-- PROBLEM DESCRIPTION --
Every line below is to be copied exactly, with the pictures left out.
- - - -
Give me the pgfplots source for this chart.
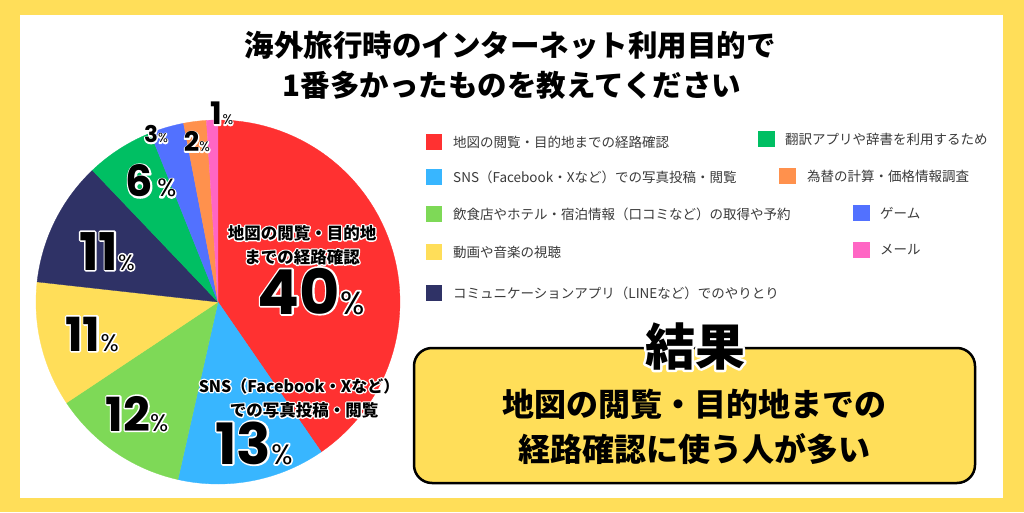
\documentclass[border=0pt]{standalone}
\usepackage{pgfplots}
\pgfplotsset{compat=1.18}
\usepackage{fontspec}
\setmainfont{Noto Sans CJK JP}
\newfontfamily\numfont{Poppins}
\definecolor{bgY}{HTML}{FFDE59}
\definecolor{cRed}{HTML}{FF3131}
\definecolor{cSky}{HTML}{38B6FF}
\definecolor{cLime}{HTML}{7ED957}
\definecolor{cYel}{HTML}{FFDE59}
\definecolor{cNavy}{HTML}{2F3266}
\definecolor{cGreen}{HTML}{00BF63}
\definecolor{cViolet}{HTML}{5271FF}
\definecolor{cOrange}{HTML}{FF914D}
\definecolor{cPink}{HTML}{FF66C4}
\definecolor{legtxt}{HTML}{3A3A3A}
% slice: colour, cumulative start (%), value (%); total = 99
\newcommand{\slice}[3]{\addplot[fill=#1,draw=#1,line width=0.3pt,domain={90-360*(#2+#3)/99}:{90-360*#2/99},samples=60,variable=\t] ({cos(\t)},{sin(\t)}) -- (axis cs:0,0) -- cycle;}
% outlined text: white stroked copy underneath, black copy on top
\newcommand{\halo}[4][]{%
  \node[inner sep=0pt,#1,text=white] at (#2) {\special{pdf:literal direct 2 Tr #3 w 1 j 1 J}#4\special{pdf:literal direct 0 Tr}};%
  \node[inner sep=0pt,#1] at (#2) {#4};}
\newcommand{\pct}[4]{{\numfont\bfseries\fontsize{#1}{#1}\selectfont #3}{\numfont\fontsize{#2}{#2}\selectfont #4\%}}
\begin{document}
\begin{tikzpicture}
\fill[bgY] (0,0) rectangle (1024pt,512pt);
\fill[white] (20pt,14pt) rectangle (1003pt,497pt);
\begin{axis}[hide axis, x=182pt, y=182pt, xmin=-1, xmax=1, ymin=-1, ymax=1,
  anchor=center, at={(218pt,210pt)}, clip=false]
\slice{cRed}{0}{40}
\slice{cSky}{40}{13}
\slice{cLime}{53}{12}
\slice{cYel}{65}{11}
\slice{cNavy}{76}{11}
\slice{cGreen}{87}{6}
\slice{cViolet}{93}{3}
\slice{cOrange}{96}{2}
\slice{cPink}{98}{1}
\end{axis}
\begin{scope}[yshift=512pt, x=1pt, y=-1pt]
% title
\node[font=\bfseries\fontsize{29.5}{29.5}\selectfont] at (510,45) {海外旅行時のインターネット利用目的で};
\node[font=\bfseries\fontsize{29.5}{29.5}\selectfont] at (512,85) {1番多かったものを教えてください};
% pie labels
\halo[font=\bfseries\fontsize{16.5}{16.5}\selectfont]{302,233}{2.6}{地図の閲覧・目的地}
\halo[font=\bfseries\fontsize{16.5}{16.5}\selectfont]{302,257}{2.6}{までの経路確認}
\halo[anchor=base]{311,314}{3.6}{\pct{62}{32}{40}{}}
\halo[font=\bfseries\fontsize{16}{16}\selectfont]{299,386}{2.6}{SNS（Facebook・Xなど）}
\halo[font=\bfseries\fontsize{16.5}{16.5}\selectfont]{304,410}{2.6}{での写真投稿・閲覧}
\halo[anchor=base]{254,464}{3.6}{\pct{57}{28}{13}{}}
\halo[anchor=base]{137,431}{3.2}{\pct{47}{24}{12}{}}
\halo[anchor=base]{92,351}{3.2}{\pct{47}{24}{11}{}}
\halo[anchor=base]{107,270}{3.2}{\pct{52}{22}{11}{}}
\halo[anchor=base]{151,197}{3.2}{\pct{43}{25}{6}{\,}}
\halo[anchor=base]{156,143}{2.4}{\pct{23}{13}{3}{}}
\halo[anchor=base]{197,152}{2.4}{\pct{27}{14}{2}{}}
\halo[anchor=base]{222,125}{2.4}{\pct{31}{14}{1}{}}
% legend
\begin{scope}[every node/.style={anchor=west,inner sep=0pt,text=legtxt,font=\fontsize{13.5}{13.5}\selectfont}]
\fill[cRed] (426,134) rectangle (442,150); \node at (453,142) {地図の閲覧・目的地までの経路確認};
\fill[cSky] (426,169) rectangle (442,185); \node at (453,177) {SNS（Facebook・Xなど）での写真投稿・閲覧};
\fill[cLime] (426,206) rectangle (442,222); \node at (453,214) {飲食店やホテル・宿泊情報（口コミなど）の取得や予約};
\fill[cYel] (426,244) rectangle (442,260); \node at (453,252) {動画や音楽の視聴};
\fill[cNavy] (426,285) rectangle (442,301); \node at (453,293) {コミュニケーションアプリ（LINEなど）でのやりとり};
\fill[cGreen] (758,131) rectangle (775,147); \node at (785,139) {翻訳アプリや辞書を利用するため};
\fill[cOrange] (779,168) rectangle (796,184); \node at (807,176) {為替の計算・価格情報調査};
\fill[cViolet] (853,205) rectangle (870,221); \node at (880,213) {ゲーム};
\fill[cPink] (853,242) rectangle (870,258); \node at (880,250) {メール};
\end{scope}
% result box
\draw[line width=2.5pt, fill=bgY, rounded corners=18pt] (414,348) rectangle (975,483);
\halo[font=\bfseries\fontsize{50}{50}\selectfont]{695,346}{5}{結果}
\node[font=\bfseries\fontsize{32}{32}\selectfont] at (694,404) {地図の閲覧・目的地までの};
\node[font=\bfseries\fontsize{32}{32}\selectfont] at (694,449) {経路確認に使う人が多い};
\end{scope}
\end{tikzpicture}
\end{document}
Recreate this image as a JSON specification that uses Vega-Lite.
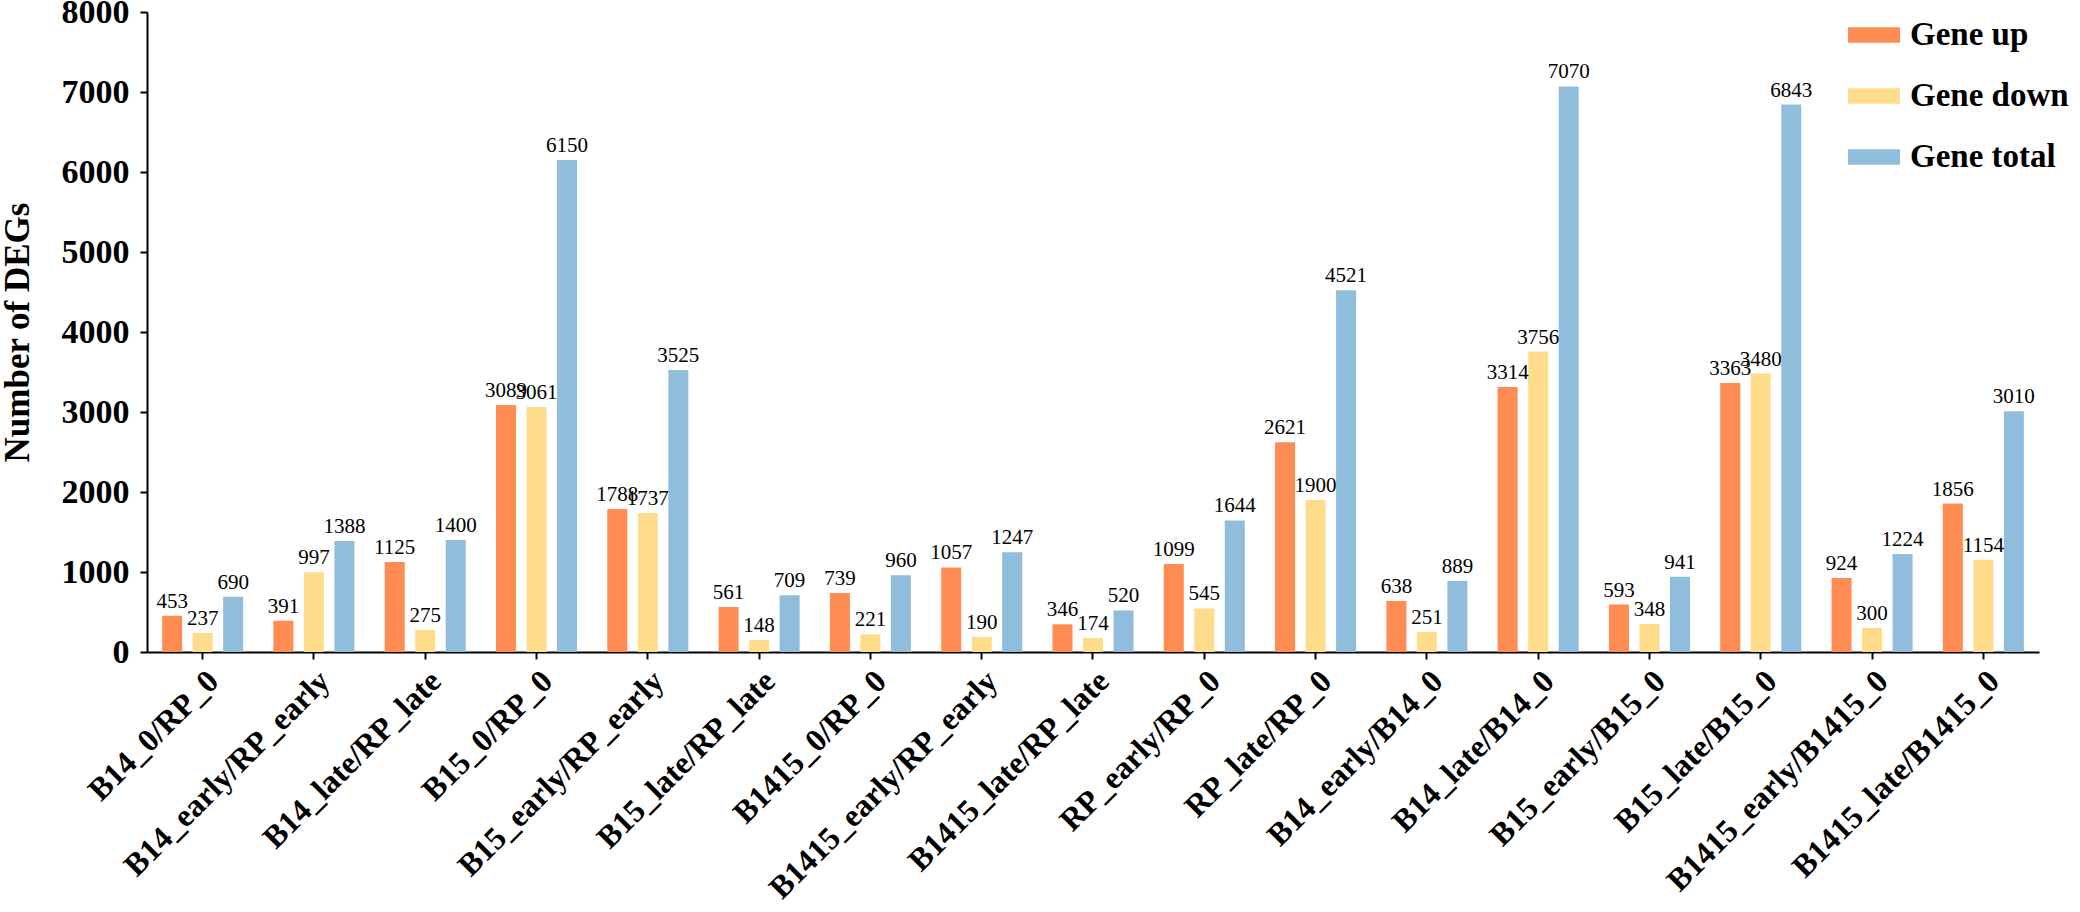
- - - -
-- RESPONSE --
Give me the pgfplots source for this chart.
\documentclass[border=0pt]{standalone}
\usepackage{pgfplots}
\pgfplotsset{compat=1.18}
\usepackage{fontspec}
\setmainfont{Noto Sans CJK JP}
\newfontfamily\numfont{Poppins}
\definecolor{bgY}{HTML}{FFDE59}
\definecolor{cRed}{HTML}{FF3131}
\definecolor{cSky}{HTML}{38B6FF}
\definecolor{cLime}{HTML}{7ED957}
\definecolor{cYel}{HTML}{FFDE59}
\definecolor{cNavy}{HTML}{2F3266}
\definecolor{cGreen}{HTML}{00BF63}
\definecolor{cViolet}{HTML}{5271FF}
\definecolor{cOrange}{HTML}{FF914D}
\definecolor{cPink}{HTML}{FF66C4}
\definecolor{legtxt}{HTML}{3A3A3A}
% slice: colour, cumulative start (%), value (%); total = 99
\newcommand{\slice}[3]{\addplot[fill=#1,draw=#1,line width=0.3pt,domain={90-360*(#2+#3)/99}:{90-360*#2/99},samples=60,variable=\t] ({cos(\t)},{sin(\t)}) -- (axis cs:0,0) -- cycle;}
% outlined text: white stroked copy underneath, black copy on top
\newcommand{\halo}[4][]{%
  \node[inner sep=0pt,#1,text=white] at (#2) {\special{pdf:literal direct 2 Tr #3 w 1 j 1 J}#4\special{pdf:literal direct 0 Tr}};%
  \node[inner sep=0pt,#1] at (#2) {#4};}
\newcommand{\pct}[4]{{\numfont\bfseries\fontsize{#1}{#1}\selectfont #3}{\numfont\fontsize{#2}{#2}\selectfont #4\%}}
\begin{document}
\begin{tikzpicture}
\fill[bgY] (0,0) rectangle (1024pt,512pt);
\fill[white] (20pt,14pt) rectangle (1003pt,497pt);
\begin{axis}[hide axis, x=182pt, y=182pt, xmin=-1, xmax=1, ymin=-1, ymax=1,
  anchor=center, at={(218pt,210pt)}, clip=false]
\slice{cRed}{0}{40}
\slice{cSky}{40}{13}
\slice{cLime}{53}{12}
\slice{cYel}{65}{11}
\slice{cNavy}{76}{11}
\slice{cGreen}{87}{6}
\slice{cViolet}{93}{3}
\slice{cOrange}{96}{2}
\slice{cPink}{98}{1}
\end{axis}
\begin{scope}[yshift=512pt, x=1pt, y=-1pt]
% title
\node[font=\bfseries\fontsize{29.5}{29.5}\selectfont] at (510,45) {海外旅行時のインターネット利用目的で};
\node[font=\bfseries\fontsize{29.5}{29.5}\selectfont] at (512,85) {1番多かったものを教えてください};
% pie labels
\halo[font=\bfseries\fontsize{16.5}{16.5}\selectfont]{302,233}{2.6}{地図の閲覧・目的地}
\halo[font=\bfseries\fontsize{16.5}{16.5}\selectfont]{302,257}{2.6}{までの経路確認}
\halo[anchor=base]{311,314}{3.6}{\pct{62}{32}{40}{}}
\halo[font=\bfseries\fontsize{16}{16}\selectfont]{299,386}{2.6}{SNS（Facebook・Xなど）}
\halo[font=\bfseries\fontsize{16.5}{16.5}\selectfont]{304,410}{2.6}{での写真投稿・閲覧}
\halo[anchor=base]{254,464}{3.6}{\pct{57}{28}{13}{}}
\halo[anchor=base]{137,431}{3.2}{\pct{47}{24}{12}{}}
\halo[anchor=base]{92,351}{3.2}{\pct{47}{24}{11}{}}
\halo[anchor=base]{107,270}{3.2}{\pct{52}{22}{11}{}}
\halo[anchor=base]{151,197}{3.2}{\pct{43}{25}{6}{\,}}
\halo[anchor=base]{156,143}{2.4}{\pct{23}{13}{3}{}}
\halo[anchor=base]{197,152}{2.4}{\pct{27}{14}{2}{}}
\halo[anchor=base]{222,125}{2.4}{\pct{31}{14}{1}{}}
% legend
\begin{scope}[every node/.style={anchor=west,inner sep=0pt,text=legtxt,font=\fontsize{13.5}{13.5}\selectfont}]
\fill[cRed] (426,134) rectangle (442,150); \node at (453,142) {地図の閲覧・目的地までの経路確認};
\fill[cSky] (426,169) rectangle (442,185); \node at (453,177) {SNS（Facebook・Xなど）での写真投稿・閲覧};
\fill[cLime] (426,206) rectangle (442,222); \node at (453,214) {飲食店やホテル・宿泊情報（口コミなど）の取得や予約};
\fill[cYel] (426,244) rectangle (442,260); \node at (453,252) {動画や音楽の視聴};
\fill[cNavy] (426,285) rectangle (442,301); \node at (453,293) {コミュニケーションアプリ（LINEなど）でのやりとり};
\fill[cGreen] (758,131) rectangle (775,147); \node at (785,139) {翻訳アプリや辞書を利用するため};
\fill[cOrange] (779,168) rectangle (796,184); \node at (807,176) {為替の計算・価格情報調査};
\fill[cViolet] (853,205) rectangle (870,221); \node at (880,213) {ゲーム};
\fill[cPink] (853,242) rectangle (870,258); \node at (880,250) {メール};
\end{scope}
% result box
\draw[line width=2.5pt, fill=bgY, rounded corners=18pt] (414,348) rectangle (975,483);
\halo[font=\bfseries\fontsize{50}{50}\selectfont]{695,346}{5}{結果}
\node[font=\bfseries\fontsize{32}{32}\selectfont] at (694,404) {地図の閲覧・目的地までの};
\node[font=\bfseries\fontsize{32}{32}\selectfont] at (694,449) {経路確認に使う人が多い};
\end{scope}
\end{tikzpicture}
\end{document}
Recreate this image as a JSON specification that uses Vega-Lite.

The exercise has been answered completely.